The decrease in the occurrence of salt residues is an indication that salt production was probably discontinued. Considering the importance of salt, indigenous production would have been discouraged particularly where a cheaper and less laborious alternative existed. Oral traditions stated that an embargo was placed on indigenous salt production to allow for massive importation of European salt. Consequently, imported salt took precedence over locally made products as it does today. Due to the abandonment of salt production, this aspect of the people's material culture is almost lost as the trade is rarely practised today. In fact, only a very few elderly persons can replicate the indigenous salt production technique.

The saltwater fern, Acrostichum aureum, is regarded as a highly medicinal plant in Ahanve. The roots are considered poisonous, hence are not consumed. However, concoctions from the roots are used as ointment for newborn babies. Acrostichum aureum is also used by the people to treat skin infections and severe stomach ache. The analgesic and anti-inflammatory properties of Acrostichum aureum have been confirmed by Khan et al. (2013) and Hossain et al. (2011) respectively. It is remarkable that the people recognised the medicinal values of this fern, a relict of the once-diverse mangrove swamp forest.

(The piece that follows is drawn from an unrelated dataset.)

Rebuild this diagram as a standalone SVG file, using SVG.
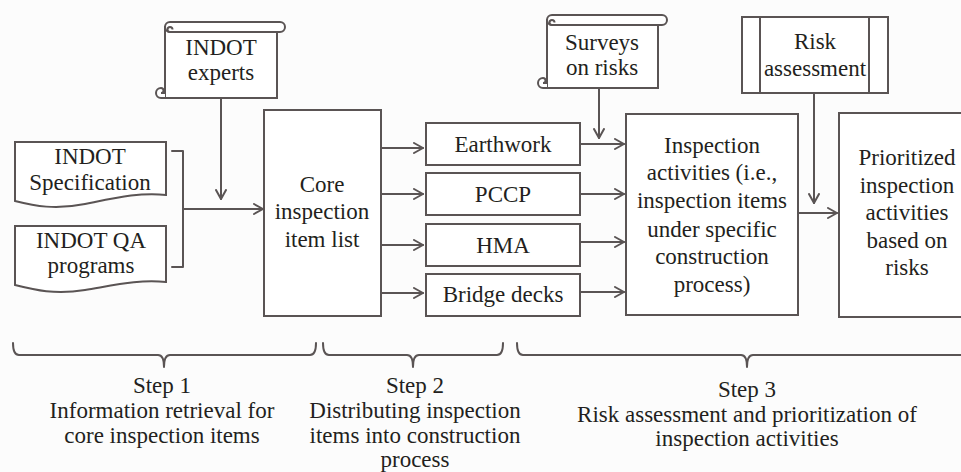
<svg xmlns="http://www.w3.org/2000/svg" width="961" height="472" viewBox="0 0 961 472">
<defs>
<style>
.s{fill:none;stroke:#5a5454;stroke-width:2;stroke-linejoin:round;stroke-linecap:round}
.b{fill:#ffffff;stroke:#5a5454;stroke-width:2}
.t{font-family:'Liberation Serif','Times New Roman',serif;font-size:23px;fill:#231f20;text-anchor:middle}
.c{fill:none;stroke:#5a5454;stroke-width:2}
</style>
<marker id="ah" markerUnits="userSpaceOnUse" markerWidth="12" markerHeight="12" refX="10" refY="6" orient="auto">
<path d="M1,1 L10,6 L1,11" fill="none" stroke="#5a5454" stroke-width="2" stroke-linecap="round" stroke-linejoin="round"/>
</marker>
</defs>
<rect width="961" height="472" fill="#fcfcfc"/>

<g id="spec">
<path class="b" d="M15,142 H166 V195 C140,192 115,198 85,204 C55,210 35,206 15,201 Z"/>
<text class="t" x="90" y="164">INDOT</text>
<text class="t" x="90" y="190">Specification</text>
</g>

<g id="qa">
<path class="b" d="M15,226 H166 V282 C140,279 115,285 85,290 C55,295 35,290 15,285 Z"/>
<text class="t" x="91" y="248">INDOT QA</text>
<text class="t" x="91" y="273">programs</text>
</g>

<g id="experts">
<path class="b" d="M165,27 V98 H277 V32 Z"/>
<path class="b" d="M170,22 H280 A5,5 0 0 1 280,32 H170 A5,5 0 0 1 170,22 Z"/>
<path class="c" d="M170,32 A2.5,2.5 0 0 1 170,27 A2.5,2.5 0 0 1 172.5,29.5"/>
<path class="b" d="M165,98 H161 A5,5 0 0 1 161,88 A2.5,2.5 0 0 1 161,93 H165"/>
<text class="t" x="221" y="55">INDOT</text>
<text class="t" x="221" y="80">experts</text>
</g>

<g id="surveys">
<path class="b" d="M547,20 V88 H658 V24 Z"/>
<path class="b" d="M552,15 H662 A5,5 0 0 1 662,25 H552 A5,5 0 0 1 552,15 Z"/>
<path class="c" d="M552,25 A2.5,2.5 0 0 1 552,20 A2.5,2.5 0 0 1 554.5,22.5"/>
<path class="b" d="M547,88 H543 A5,5 0 0 1 543,78 A2.5,2.5 0 0 1 543,83 H547"/>
<text class="t" x="602" y="50">Surveys</text>
<text class="t" x="602" y="75">on risks</text>
</g>

<g id="risk">
<rect class="b" x="742" y="17" width="146" height="76"/>
<path class="s" d="M760,17 V93 M869,17 V93"/>
<text class="t" x="815" y="49">Risk</text>
<text class="t" x="815" y="76">assessment</text>
</g>

<g id="core">
<rect class="b" x="264" y="110" width="117" height="206"/>
<text class="t" x="322" y="192">Core</text>
<text class="t" x="322" y="219">inspection</text>
<text class="t" x="322" y="247">item list</text>
</g>

<g id="earthwork">
<rect class="b" x="426" y="123" width="154" height="42"/>
<text class="t" x="503" y="152">Earthwork</text>
</g>
<g id="pccp">
<rect class="b" x="426" y="173" width="154" height="42"/>
<text class="t" x="503" y="202">PCCP</text>
</g>
<g id="hma">
<rect class="b" x="426" y="224" width="154" height="42"/>
<text class="t" x="503" y="253">HMA</text>
</g>
<g id="bridge">
<rect class="b" x="426" y="274" width="154" height="42"/>
<text class="t" x="503" y="302">Bridge decks</text>
</g>

<g id="activities">
<rect class="b" x="626" y="114" width="172" height="201"/>
<text class="t" x="712" y="153">Inspection</text>
<text class="t" x="712" y="180">activities (i.e.,</text>
<text class="t" x="712" y="208">inspection items</text>
<text class="t" x="712" y="237">under specific</text>
<text class="t" x="712" y="264">construction</text>
<text class="t" x="712" y="292">process)</text>
</g>

<g id="prioritized">
<rect class="b" x="839" y="113" width="130" height="204"/>
<text class="t" x="907" y="165">Prioritized</text>
<text class="t" x="907" y="193">inspection</text>
<text class="t" x="907" y="220">activities</text>
<text class="t" x="907" y="248">based on</text>
<text class="t" x="907" y="275">risks</text>
</g>

<g id="connectors">
<path class="s" d="M172,151 H183 V267 H172"/>
<path class="s" d="M183,209 H263" marker-end="url(#ah)"/>
<path class="s" d="M221,98 V199" marker-end="url(#ah)"/>
<path class="s" d="M381,148 H423" marker-end="url(#ah)"/>
<path class="s" d="M381,194 H423" marker-end="url(#ah)"/>
<path class="s" d="M381,245 H423" marker-end="url(#ah)"/>
<path class="s" d="M381,293 H423" marker-end="url(#ah)"/>
<path class="s" d="M580,144 H624" marker-end="url(#ah)"/>
<path class="s" d="M580,194 H624" marker-end="url(#ah)"/>
<path class="s" d="M580,242 H624" marker-end="url(#ah)"/>
<path class="s" d="M580,292 H624" marker-end="url(#ah)"/>
<path class="s" d="M599,88 V138" marker-end="url(#ah)"/>
<path class="s" d="M814,93 V203" marker-end="url(#ah)"/>
<path class="s" d="M798,213 H837" marker-end="url(#ah)"/>
</g>

<g id="step1">
<path class="s" d="M13,343 Q13,355 19,355 H158 Q164,355 164,367 Q164,355 170,355 H310 Q316,355 316,343"/>
<text class="t" x="162" y="393">Step 1</text>
<text class="t" x="162" y="418">Information retrieval for</text>
<text class="t" x="162" y="443">core inspection items</text>
</g>
<g id="step2">
<path class="s" d="M323,343 Q323,355 329,355 H407 Q413,355 413,367 Q413,355 419,355 H497 Q503,355 503,343"/>
<text class="t" x="415" y="393">Step 2</text>
<text class="t" x="415" y="418">Distributing inspection</text>
<text class="t" x="415" y="443">items into construction</text>
<text class="t" x="415" y="467">process</text>
</g>
<g id="step3">
<path class="s" d="M517,343 Q517,355 523,355 H741 Q747,355 747,367 Q747,355 753,355 H961"/>
<text class="t" x="747" y="397">Step 3</text>
<text class="t" x="747" y="422">Risk assessment and prioritization of</text>
<text class="t" x="747" y="446">inspection activities</text>
</g>
</svg>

A variety of brooms and mats are common in Ahanve today. They are manufactured from the stems (straw) of Typha australis and T. domingensis. Stems of these aquatic plants are harvested and dried. For brooms, the strands are bound together at one end and used for sweeping. Straw is skilfully woven to produce mats. Those made from T. australis are preferred because the strands are finer, slimmer and are considered to be more beautiful and pleasing to the eye. In addition, T. domingensis retains moisture; the mats produced with it are thus less durable. The ethnobotanical uses of aquatic plants enumerated above such as Acrostichum aureum, Typha australis and T. domingensis still continue. It is probable that ancient Ahanve people used these plants, i.e. Typha and Acrostichum, for similar purposes in the past as they do today.